Mr. STEINHOFF. I think it stems back to the fact that they did not have in place an adequate accounting system. They had a manually driven system, and you just invite problems when you have that type of system in place with the growth of the numismatic programs and with those placed on top of the domestic coin programs. They did not have up to date consistent policies and procedures to guide the folks at the various mints. But there were a myriad of problems.

Chairman LEHMAN. Of the problems you identify in the report, which is the most serious?

Mr. STEINHOFF. I would say the fact that they did not have a modern system in place because I think that kind of drives back some of the other problems. If I were to take the second cut of that, it would be the real need for a cadre of trained accountants to get the job done. In summary, the serious problems are the system, the policies and procedures and the need for a cadre of accountants.

Chairman LEHMAN. Are the efforts that the Mint is taking now in response to the problems you identified sufficient?

Mr. STEINHOFF. We believe the Mint has been very responsive in addressing the concerns, many of which they were aware of prior to our audit. The key now is to sustain those corrective actions to assure that at the end of the road they do have a viable system in place. We find across Government this is not an easy job.

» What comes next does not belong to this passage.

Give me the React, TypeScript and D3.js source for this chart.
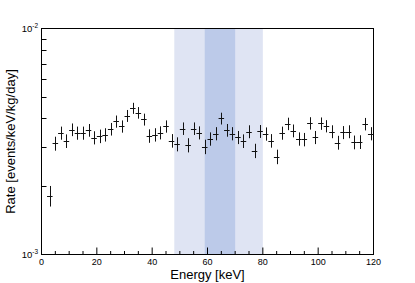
import React, { useEffect, useRef } from 'react';
import * as d3 from 'd3';

// bin centres [keV], 2 keV bins
const energies = [3, 5, 7, 9, 11, 13, 15, 17, 19, 21, 23, 25, 27, 29, 31, 33, 35, 37, 39, 41, 43, 45, 47, 49, 51, 53, 55, 57, 59,
  61, 63, 65, 67, 69, 71, 73, 75, 77, 79, 81, 83, 85, 87, 89, 91, 93, 95, 97, 99, 101, 103, 105, 107, 109, 111, 113, 115, 117, 119];
const binHalfWidth = 1;

// rate [events/keV/kg/day]
const rates = [0.00182, 0.00310, 0.00345, 0.00318, 0.00357, 0.00345, 0.00345, 0.00355, 0.00329, 0.00334, 0.00339, 0.00359,
  0.00388, 0.00369, 0.00411, 0.00444, 0.00424, 0.00396, 0.00335, 0.00339, 0.00346, 0.00369, 0.00319, 0.00308, 0.00361,
  0.00305, 0.00361, 0.00346, 0.00300, 0.00325, 0.00343, 0.00400, 0.00355, 0.00343, 0.00330, 0.00318, 0.00350, 0.00288,
  0.00351, 0.00342, 0.00319, 0.00271, 0.00345, 0.00379, 0.00353, 0.00325, 0.00323, 0.00381, 0.00330, 0.00380, 0.00370,
  0.00350, 0.00313, 0.00347, 0.00350, 0.00314, 0.00315, 0.00378, 0.00343];

const rateErrors = [0.00019, 0.00022, 0.00023, 0.00022, 0.00023, 0.00023, 0.00023, 0.00023, 0.00022, 0.00023, 0.00023, 0.00023,
  0.00024, 0.00023, 0.00025, 0.00025, 0.00025, 0.00024, 0.00023, 0.00023, 0.00023, 0.00023, 0.00022, 0.00022, 0.00023,
  0.00022, 0.00023, 0.00023, 0.00022, 0.00022, 0.00023, 0.00024, 0.00023, 0.00023, 0.00022, 0.00022, 0.00023, 0.00021,
  0.00023, 0.00023, 0.00022, 0.00020, 0.00023, 0.00024, 0.00023, 0.00022, 0.00022, 0.00024, 0.00022, 0.00024, 0.00023,
  0.00023, 0.00022, 0.00023, 0.00023, 0.00022, 0.00022, 0.00024, 0.00023];

// shaded energy windows [keV]
const outerBand = [48, 80];
const innerBand = [59, 70];

const xMajorTicks = [0, 20, 40, 60, 80, 100, 120];
const xMinorTicks = [5, 10, 15, 25, 30, 35, 45, 50, 55, 65, 70, 75, 85, 90, 95, 105, 110, 115];
const yMinorTicks = [0.002, 0.003, 0.004, 0.005, 0.006, 0.007, 0.008, 0.009];
const yDecades = [{ value: 0.001, exp: '-3' }, { value: 0.01, exp: '-2' }];

const App = () => {
  const svgRef = useRef<SVGSVGElement>(null);

  useEffect(() => {
    const W = 415, H = 283;
    const margin = { top: 28.5, right: 41.5, bottom: 28.5, left: 41.5 };
    const font = "'Liberation Sans', Arial, Helvetica, sans-serif";

    const svg = d3.select(svgRef.current);
    svg.selectAll('*').remove();
    svg.attr('width', W).attr('height', H);

    const x = d3.scaleLinear().domain([0, 120]).range([margin.left, W - margin.right]);
    const y = d3.scaleLog().domain([0.001, 0.01]).range([H - margin.bottom, margin.top]);

    // bands
    svg.append('rect')
      .attr('x', x(outerBand[0])).attr('y', y(0.01))
      .attr('width', x(outerBand[1]) - x(outerBand[0])).attr('height', y(0.001) - y(0.01))
      .attr('fill', '#dfe4f3');
    svg.append('rect')
      .attr('x', x(innerBand[0])).attr('y', y(0.01))
      .attr('width', x(innerBand[1]) - x(innerBand[0])).attr('height', y(0.001) - y(0.01))
      .attr('fill', '#bccae9');

    // frame
    svg.append('rect')
      .attr('x', x(0)).attr('y', y(0.01))
      .attr('width', x(120) - x(0)).attr('height', y(0.001) - y(0.01))
      .attr('fill', 'none').attr('stroke', '#000').attr('stroke-width', 1);

    const ticks = svg.append('g').attr('stroke', '#000').attr('stroke-width', 1);
    xMajorTicks.forEach(t => {
      ticks.append('line').attr('x1', x(t)).attr('x2', x(t)).attr('y1', y(0.001)).attr('y2', y(0.001) - 7);
    });
    xMinorTicks.forEach(t => {
      ticks.append('line').attr('x1', x(t)).attr('x2', x(t)).attr('y1', y(0.001)).attr('y2', y(0.001) - 3.5);
    });
    yMinorTicks.forEach(t => {
      const yy = Math.round(y(t)) + 0.5;
      ticks.append('line').attr('x1', x(0)).attr('x2', x(0) + 5).attr('y1', yy).attr('y2', yy);
    });

    // tick labels
    svg.append('g').selectAll('text').data(xMajorTicks).enter().append('text')
      .attr('x', d => x(d)).attr('y', 265)
      .attr('text-anchor', 'middle')
      .style('font-family', font).style('font-size', '9px').attr('fill', '#000')
      .text(d => d);

    const yl = svg.append('g').selectAll('text').data(yDecades).enter().append('text')
      .attr('x', 38).attr('y', d => y(d.value) + 3.5)
      .attr('text-anchor', 'end')
      .style('font-family', font).style('font-size', '9.5px').attr('fill', '#000');
    yl.append('tspan').text('10');
    yl.append('tspan').attr('dy', -4).style('font-size', '6.5px').text(d => d.exp);

    // titles
    svg.append('text')
      .attr('x', (x(0) + x(120)) / 2).attr('y', 278.5)
      .attr('text-anchor', 'middle')
      .style('font-family', font).style('font-size', '13px').attr('fill', '#000')
      .text('Energy [keV]');
    svg.append('text')
      .attr('transform', `translate(15,${(y(0.001) + y(0.01)) / 2}) rotate(-90)`)
      .attr('text-anchor', 'middle')
      .style('font-family', font).style('font-size', '13px').attr('fill', '#000')
      .text('Rate [events/keV/kg/day]');

    // data points with error bars
    const points = energies.map((e, i) => ({ e, v: rates[i], err: rateErrors[i] }));
    const pts = svg.append('g').attr('stroke', '#111').attr('stroke-width', 1).attr('fill', 'none');
    points.forEach(d => {
      const cx = Math.round(x(d.e)) + 0.5;
      const cy = Math.round(y(d.v)) + 0.5;
      pts.append('line').attr('x1', cx).attr('x2', cx).attr('y1', y(d.v - d.err)).attr('y2', y(d.v + d.err));
      pts.append('line').attr('x1', x(d.e - binHalfWidth)).attr('x2', x(d.e + binHalfWidth)).attr('y1', cy).attr('y2', cy);
    });
  }, []);

  return (
    <div style={{ position: 'absolute', left: 0, top: 0, background: '#fff' }}>
      <svg ref={svgRef} style={{ display: 'block' }}></svg>
    </div>
  );
};

export default App;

They identified, themselves, in their Financial Integrity Act reports since 1984, the fact that they needed a new cost accounting system, and we are looking now at a 1993 timeframe for a new system. So we are looking at 9 years there. There must be some assurance that there is a sustained commitment if a new director comes in at any point in time, and that the necessary resources and oversight be sustained in this area.

Chairman LEHMAN. As a result of these inefficiencies have coin collectors been paying more than they needed to for the product?